**WORK TO COMPLETE**
Reproduce the listing below character for character; drop every image.
---------- DATASET CONTENT ----------
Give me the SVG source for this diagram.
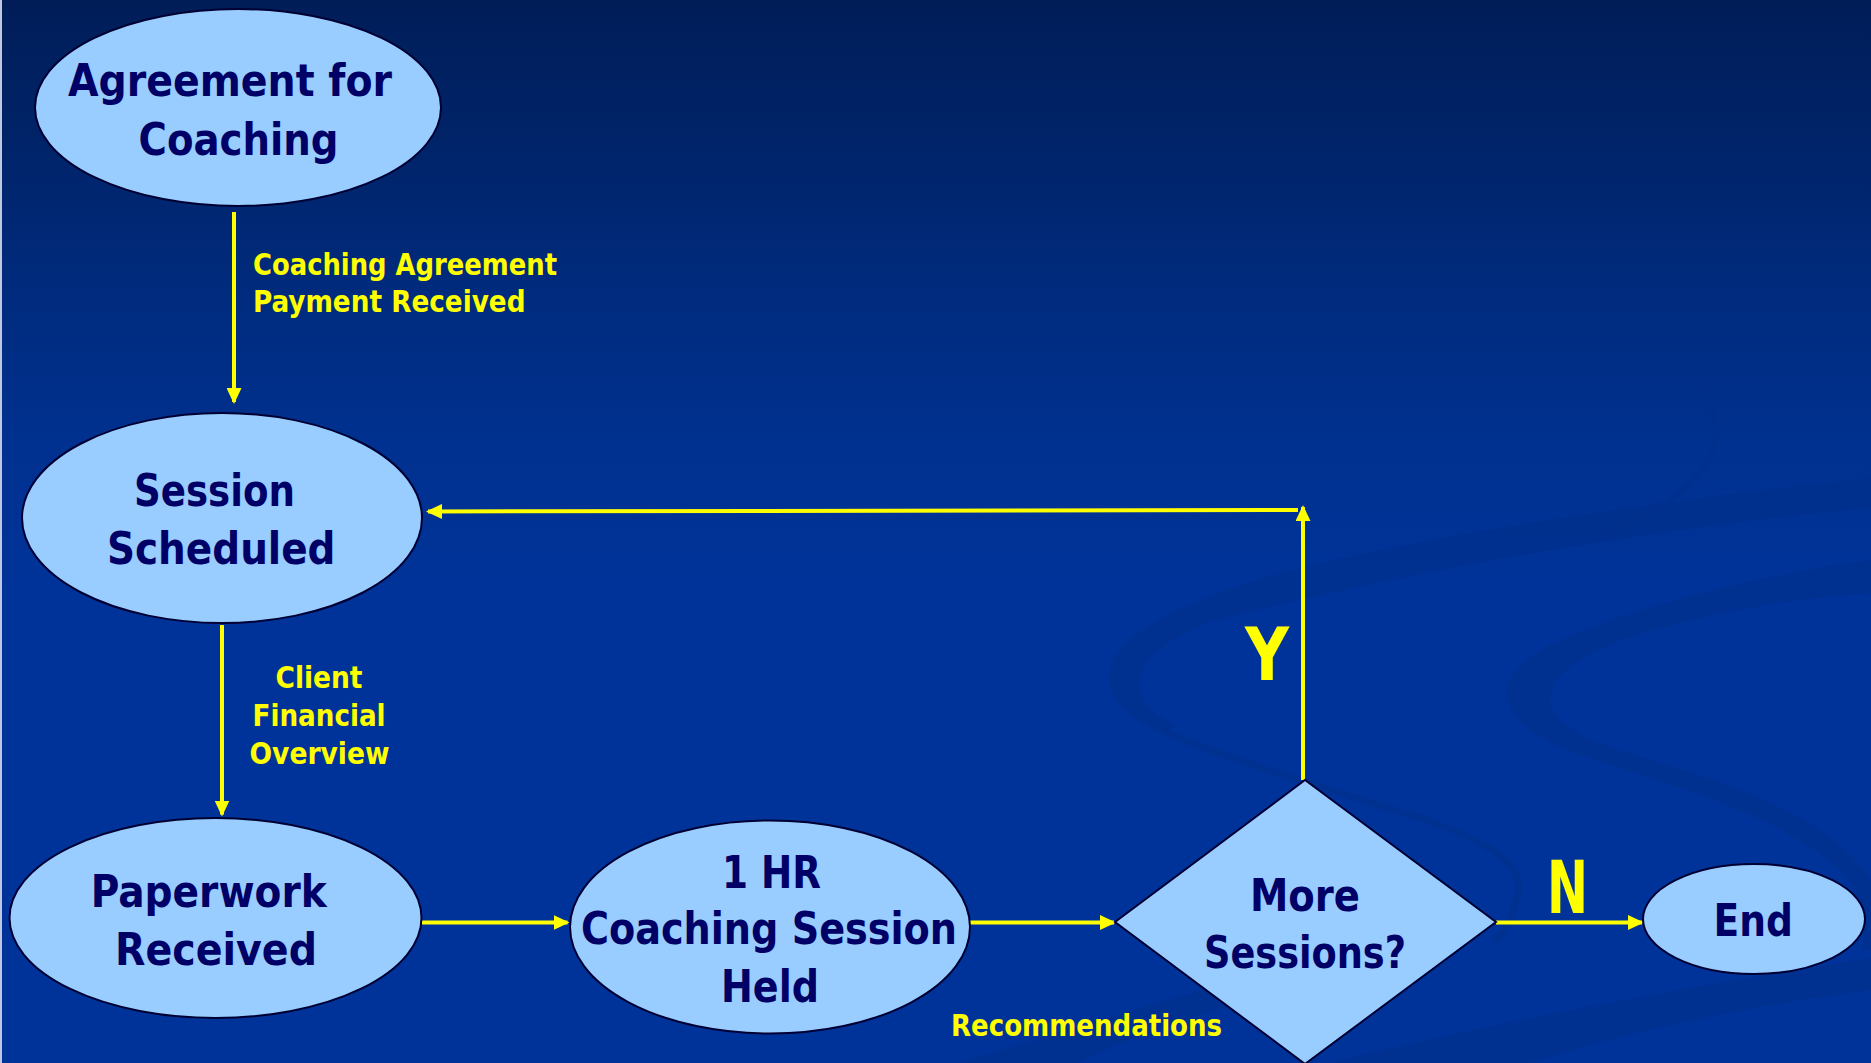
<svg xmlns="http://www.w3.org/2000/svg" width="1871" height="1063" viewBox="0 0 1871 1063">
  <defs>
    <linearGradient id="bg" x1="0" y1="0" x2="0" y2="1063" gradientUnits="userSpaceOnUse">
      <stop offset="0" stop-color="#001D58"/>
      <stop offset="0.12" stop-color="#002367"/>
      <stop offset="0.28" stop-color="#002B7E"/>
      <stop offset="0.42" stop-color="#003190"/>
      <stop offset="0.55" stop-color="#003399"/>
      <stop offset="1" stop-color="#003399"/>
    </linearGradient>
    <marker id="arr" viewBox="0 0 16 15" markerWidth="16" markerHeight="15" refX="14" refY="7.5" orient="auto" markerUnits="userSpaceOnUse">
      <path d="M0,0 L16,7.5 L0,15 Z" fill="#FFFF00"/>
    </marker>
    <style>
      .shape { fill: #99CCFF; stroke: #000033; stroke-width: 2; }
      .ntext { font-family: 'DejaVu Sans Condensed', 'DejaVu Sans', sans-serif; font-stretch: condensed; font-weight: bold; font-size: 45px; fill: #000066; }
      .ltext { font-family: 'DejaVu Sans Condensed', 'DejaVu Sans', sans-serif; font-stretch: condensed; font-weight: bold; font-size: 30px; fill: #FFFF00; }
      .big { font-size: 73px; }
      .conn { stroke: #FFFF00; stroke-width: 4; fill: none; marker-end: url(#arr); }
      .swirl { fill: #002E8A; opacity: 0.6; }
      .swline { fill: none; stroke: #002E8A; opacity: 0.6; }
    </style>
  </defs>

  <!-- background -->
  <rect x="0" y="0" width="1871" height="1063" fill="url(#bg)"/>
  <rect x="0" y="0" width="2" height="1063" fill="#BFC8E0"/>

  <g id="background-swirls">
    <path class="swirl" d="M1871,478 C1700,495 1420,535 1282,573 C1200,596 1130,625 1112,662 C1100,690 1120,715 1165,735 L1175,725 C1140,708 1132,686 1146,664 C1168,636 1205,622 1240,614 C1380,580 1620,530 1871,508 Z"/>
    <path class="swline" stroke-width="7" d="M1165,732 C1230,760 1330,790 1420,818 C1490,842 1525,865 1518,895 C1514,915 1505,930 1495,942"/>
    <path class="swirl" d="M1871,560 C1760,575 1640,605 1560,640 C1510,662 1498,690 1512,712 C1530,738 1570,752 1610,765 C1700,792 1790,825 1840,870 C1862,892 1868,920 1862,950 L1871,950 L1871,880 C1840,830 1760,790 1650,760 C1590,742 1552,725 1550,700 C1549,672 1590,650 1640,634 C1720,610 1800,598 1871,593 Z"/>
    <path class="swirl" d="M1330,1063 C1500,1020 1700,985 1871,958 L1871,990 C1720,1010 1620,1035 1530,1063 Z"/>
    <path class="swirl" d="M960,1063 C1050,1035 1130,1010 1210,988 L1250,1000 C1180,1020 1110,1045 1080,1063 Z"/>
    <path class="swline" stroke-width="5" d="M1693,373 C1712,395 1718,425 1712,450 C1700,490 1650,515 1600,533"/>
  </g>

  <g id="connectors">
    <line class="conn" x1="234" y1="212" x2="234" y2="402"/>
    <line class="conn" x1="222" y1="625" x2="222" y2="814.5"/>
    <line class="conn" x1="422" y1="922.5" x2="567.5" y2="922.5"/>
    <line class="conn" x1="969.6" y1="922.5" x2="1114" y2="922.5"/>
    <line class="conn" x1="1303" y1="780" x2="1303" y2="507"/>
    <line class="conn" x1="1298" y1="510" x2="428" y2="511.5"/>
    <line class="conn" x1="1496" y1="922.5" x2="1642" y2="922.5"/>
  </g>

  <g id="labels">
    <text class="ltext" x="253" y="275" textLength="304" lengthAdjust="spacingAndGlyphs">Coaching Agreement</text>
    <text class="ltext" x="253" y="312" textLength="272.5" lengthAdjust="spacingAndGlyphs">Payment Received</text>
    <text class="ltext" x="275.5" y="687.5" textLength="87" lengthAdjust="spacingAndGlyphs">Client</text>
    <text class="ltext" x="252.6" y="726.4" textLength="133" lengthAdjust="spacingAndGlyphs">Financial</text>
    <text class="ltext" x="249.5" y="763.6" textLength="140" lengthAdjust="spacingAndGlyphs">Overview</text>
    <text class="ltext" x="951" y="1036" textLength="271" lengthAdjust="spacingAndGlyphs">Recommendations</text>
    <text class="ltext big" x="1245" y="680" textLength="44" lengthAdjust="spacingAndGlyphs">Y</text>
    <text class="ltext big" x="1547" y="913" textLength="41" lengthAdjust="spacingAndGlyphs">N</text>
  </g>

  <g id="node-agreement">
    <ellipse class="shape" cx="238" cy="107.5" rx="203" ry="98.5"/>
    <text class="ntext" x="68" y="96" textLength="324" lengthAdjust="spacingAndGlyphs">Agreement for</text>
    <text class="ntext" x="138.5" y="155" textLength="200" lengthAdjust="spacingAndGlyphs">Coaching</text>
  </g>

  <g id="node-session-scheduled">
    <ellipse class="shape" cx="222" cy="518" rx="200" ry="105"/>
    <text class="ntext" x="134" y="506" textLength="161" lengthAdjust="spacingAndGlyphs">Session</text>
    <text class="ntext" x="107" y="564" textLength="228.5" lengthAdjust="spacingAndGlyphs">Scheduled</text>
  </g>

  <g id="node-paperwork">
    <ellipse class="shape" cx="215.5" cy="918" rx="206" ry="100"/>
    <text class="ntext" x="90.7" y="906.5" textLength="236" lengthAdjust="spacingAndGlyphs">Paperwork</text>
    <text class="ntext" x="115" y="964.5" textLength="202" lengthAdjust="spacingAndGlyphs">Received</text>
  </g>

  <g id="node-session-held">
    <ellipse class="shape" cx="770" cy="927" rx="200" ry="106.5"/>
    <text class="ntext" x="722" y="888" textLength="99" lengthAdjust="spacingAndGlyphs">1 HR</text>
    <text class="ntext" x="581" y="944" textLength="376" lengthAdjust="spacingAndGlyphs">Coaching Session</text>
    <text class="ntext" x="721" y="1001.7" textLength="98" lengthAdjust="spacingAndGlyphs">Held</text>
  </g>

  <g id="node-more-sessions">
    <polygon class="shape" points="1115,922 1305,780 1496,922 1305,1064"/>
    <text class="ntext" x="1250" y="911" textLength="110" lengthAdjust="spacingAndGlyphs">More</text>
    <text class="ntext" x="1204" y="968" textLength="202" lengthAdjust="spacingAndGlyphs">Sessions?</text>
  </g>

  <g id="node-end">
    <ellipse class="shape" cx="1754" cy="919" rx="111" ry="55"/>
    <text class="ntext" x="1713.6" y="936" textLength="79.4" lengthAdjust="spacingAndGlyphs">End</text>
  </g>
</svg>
----------
**SOLUTION TO THE PROBLEM**
Give me the SVG source for this diagram.
<svg xmlns="http://www.w3.org/2000/svg" width="1871" height="1063" viewBox="0 0 1871 1063">
  <defs>
    <linearGradient id="bg" x1="0" y1="0" x2="0" y2="1063" gradientUnits="userSpaceOnUse">
      <stop offset="0" stop-color="#001D58"/>
      <stop offset="0.12" stop-color="#002367"/>
      <stop offset="0.28" stop-color="#002B7E"/>
      <stop offset="0.42" stop-color="#003190"/>
      <stop offset="0.55" stop-color="#003399"/>
      <stop offset="1" stop-color="#003399"/>
    </linearGradient>
    <marker id="arr" viewBox="0 0 16 15" markerWidth="16" markerHeight="15" refX="14" refY="7.5" orient="auto" markerUnits="userSpaceOnUse">
      <path d="M0,0 L16,7.5 L0,15 Z" fill="#FFFF00"/>
    </marker>
    <style>
      .shape { fill: #99CCFF; stroke: #000033; stroke-width: 2; }
      .ntext { font-family: 'DejaVu Sans Condensed', 'DejaVu Sans', sans-serif; font-stretch: condensed; font-weight: bold; font-size: 45px; fill: #000066; }
      .ltext { font-family: 'DejaVu Sans Condensed', 'DejaVu Sans', sans-serif; font-stretch: condensed; font-weight: bold; font-size: 30px; fill: #FFFF00; }
      .big { font-size: 73px; }
      .conn { stroke: #FFFF00; stroke-width: 4; fill: none; marker-end: url(#arr); }
      .swirl { fill: #002E8A; opacity: 0.6; }
      .swline { fill: none; stroke: #002E8A; opacity: 0.6; }
    </style>
  </defs>

  <!-- background -->
  <rect x="0" y="0" width="1871" height="1063" fill="url(#bg)"/>
  <rect x="0" y="0" width="2" height="1063" fill="#BFC8E0"/>

  <g id="background-swirls">
    <path class="swirl" d="M1871,478 C1700,495 1420,535 1282,573 C1200,596 1130,625 1112,662 C1100,690 1120,715 1165,735 L1175,725 C1140,708 1132,686 1146,664 C1168,636 1205,622 1240,614 C1380,580 1620,530 1871,508 Z"/>
    <path class="swline" stroke-width="7" d="M1165,732 C1230,760 1330,790 1420,818 C1490,842 1525,865 1518,895 C1514,915 1505,930 1495,942"/>
    <path class="swirl" d="M1871,560 C1760,575 1640,605 1560,640 C1510,662 1498,690 1512,712 C1530,738 1570,752 1610,765 C1700,792 1790,825 1840,870 C1862,892 1868,920 1862,950 L1871,950 L1871,880 C1840,830 1760,790 1650,760 C1590,742 1552,725 1550,700 C1549,672 1590,650 1640,634 C1720,610 1800,598 1871,593 Z"/>
    <path class="swirl" d="M1330,1063 C1500,1020 1700,985 1871,958 L1871,990 C1720,1010 1620,1035 1530,1063 Z"/>
    <path class="swirl" d="M960,1063 C1050,1035 1130,1010 1210,988 L1250,1000 C1180,1020 1110,1045 1080,1063 Z"/>
    <path class="swline" stroke-width="5" d="M1693,373 C1712,395 1718,425 1712,450 C1700,490 1650,515 1600,533"/>
  </g>

  <g id="connectors">
    <line class="conn" x1="234" y1="212" x2="234" y2="402"/>
    <line class="conn" x1="222" y1="625" x2="222" y2="814.5"/>
    <line class="conn" x1="422" y1="922.5" x2="567.5" y2="922.5"/>
    <line class="conn" x1="969.6" y1="922.5" x2="1114" y2="922.5"/>
    <line class="conn" x1="1303" y1="780" x2="1303" y2="507"/>
    <line class="conn" x1="1298" y1="510" x2="428" y2="511.5"/>
    <line class="conn" x1="1496" y1="922.5" x2="1642" y2="922.5"/>
  </g>

  <g id="labels">
    <text class="ltext" x="253" y="275" textLength="304" lengthAdjust="spacingAndGlyphs">Coaching Agreement</text>
    <text class="ltext" x="253" y="312" textLength="272.5" lengthAdjust="spacingAndGlyphs">Payment Received</text>
    <text class="ltext" x="275.5" y="687.5" textLength="87" lengthAdjust="spacingAndGlyphs">Client</text>
    <text class="ltext" x="252.6" y="726.4" textLength="133" lengthAdjust="spacingAndGlyphs">Financial</text>
    <text class="ltext" x="249.5" y="763.6" textLength="140" lengthAdjust="spacingAndGlyphs">Overview</text>
    <text class="ltext" x="951" y="1036" textLength="271" lengthAdjust="spacingAndGlyphs">Recommendations</text>
    <text class="ltext big" x="1245" y="680" textLength="44" lengthAdjust="spacingAndGlyphs">Y</text>
    <text class="ltext big" x="1547" y="913" textLength="41" lengthAdjust="spacingAndGlyphs">N</text>
  </g>

  <g id="node-agreement">
    <ellipse class="shape" cx="238" cy="107.5" rx="203" ry="98.5"/>
    <text class="ntext" x="68" y="96" textLength="324" lengthAdjust="spacingAndGlyphs">Agreement for</text>
    <text class="ntext" x="138.5" y="155" textLength="200" lengthAdjust="spacingAndGlyphs">Coaching</text>
  </g>

  <g id="node-session-scheduled">
    <ellipse class="shape" cx="222" cy="518" rx="200" ry="105"/>
    <text class="ntext" x="134" y="506" textLength="161" lengthAdjust="spacingAndGlyphs">Session</text>
    <text class="ntext" x="107" y="564" textLength="228.5" lengthAdjust="spacingAndGlyphs">Scheduled</text>
  </g>

  <g id="node-paperwork">
    <ellipse class="shape" cx="215.5" cy="918" rx="206" ry="100"/>
    <text class="ntext" x="90.7" y="906.5" textLength="236" lengthAdjust="spacingAndGlyphs">Paperwork</text>
    <text class="ntext" x="115" y="964.5" textLength="202" lengthAdjust="spacingAndGlyphs">Received</text>
  </g>

  <g id="node-session-held">
    <ellipse class="shape" cx="770" cy="927" rx="200" ry="106.5"/>
    <text class="ntext" x="722" y="888" textLength="99" lengthAdjust="spacingAndGlyphs">1 HR</text>
    <text class="ntext" x="581" y="944" textLength="376" lengthAdjust="spacingAndGlyphs">Coaching Session</text>
    <text class="ntext" x="721" y="1001.7" textLength="98" lengthAdjust="spacingAndGlyphs">Held</text>
  </g>

  <g id="node-more-sessions">
    <polygon class="shape" points="1115,922 1305,780 1496,922 1305,1064"/>
    <text class="ntext" x="1250" y="911" textLength="110" lengthAdjust="spacingAndGlyphs">More</text>
    <text class="ntext" x="1204" y="968" textLength="202" lengthAdjust="spacingAndGlyphs">Sessions?</text>
  </g>

  <g id="node-end">
    <ellipse class="shape" cx="1754" cy="919" rx="111" ry="55"/>
    <text class="ntext" x="1713.6" y="936" textLength="79.4" lengthAdjust="spacingAndGlyphs">End</text>
  </g>
</svg>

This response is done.